Now what has happened is that foreign powers with their state-of- art fishing vessels and floating factories have decimated the thousands of years’ old coral reefs and breeding grounds for the world’s best lobsters and other shell fish that were the only means of living for Somali fishermen.

Even the planet lost out to global warming with so much destruction. The West, especially the world leader, the USA, has made no comment or effort to protect the livelihood of the poor Somali fishermen as well as preserve the planet’s ecological structure; coral is part of the planet’s future.

The foreign ships come with steel nets to which are attached long metal spikes resembling vicious plough shares; these dig deep into the living coral to get at the lobsters and other sea life, leaving the Somali coast an ocean graveyard.

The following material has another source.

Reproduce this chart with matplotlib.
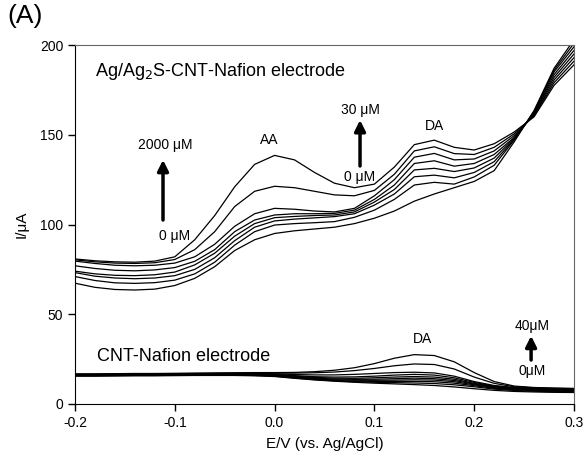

As a consequence there was only one way of living left to the brave Somali fishermen; and make no mistake, they are very brave seamen and navigators. They had no choice but to take revenge on foreign shipping and earn a living by ransom demands.

The foreigners who caused such devastation were considered reputable business men: the Somalis who have retaliated with infinitely less damage to our precious planet are the ones who are considered criminals and called “pirates.”

None of them wish to endanger their own lives and that of foreign crewmen but it has become their only answer to the murder of their ancestral fishing grounds.

Their best hope now is to have the teenager, Abduwali Abdukhadir Muse, who has been brought for trial in America make a gallant stand in front of America’s might and defend, in front of the watching world, the Somali fishermen’s reasons for disturbing trade vessels of the super powers.

It rests on President Barack Obama, who has real dignified contact with Africa, and an inherited understanding of the problems facing the weak when battling the strong, plus an intelligence corridor superior to that of the CIA’s, to keep a special watch on this case.

After all, the world has been kept agog over the activities of a pet water swimming hound. Let’s now see similar attention on the progress of this brave fisherman who saw his three comrades shot down as if they were vermin. From his trial, perhaps we will see the new America reflect those old values that made the country so admirable, rather than the blazing-gun mentality that recently predominated and has so harmed its reputation.

There is always a silver lining and so we look to President Obama, who is an African Jaluo by ancestry; the Jaluos’ main occupation is that of fishermen.

President Obama must cast his net afar and bring hope and peace to the very poor of Somalia. It can be done. In my many years in Africa, I variously battled and worked with the Somali people for years. I learned enough to recognize that they are a people of great dignity and demand respect despite their poverty.

President Obama is uniquely placed to understand their plight.

Somaliweyn Media Center “SMC”

1 comments:

metelits said...
April 26, 2009 at 11:25 PM  

Thanks for this; there are usually deeper reasons for a collective turn to piracy--at least there were in earlier times.

One interesting thing is that both the Western media and your own piece seem to treat "the pirates" as a single entity, when clearly there are a variety of motivations at play.

What interests me about the current crisis is how those engaged in piracy might improve their region and country, if targets are chosen appropriately, if support is sought in the right places, if the right tactics are chosen, and most importantly, if the benefits of this "industry" develop into widespread investments in infrastructure and the "legitimate" economy.

Your compatriots wouldn't be the first groups to turn apparent theft from richer nations into legitimate development; but they'd be the first in Africa.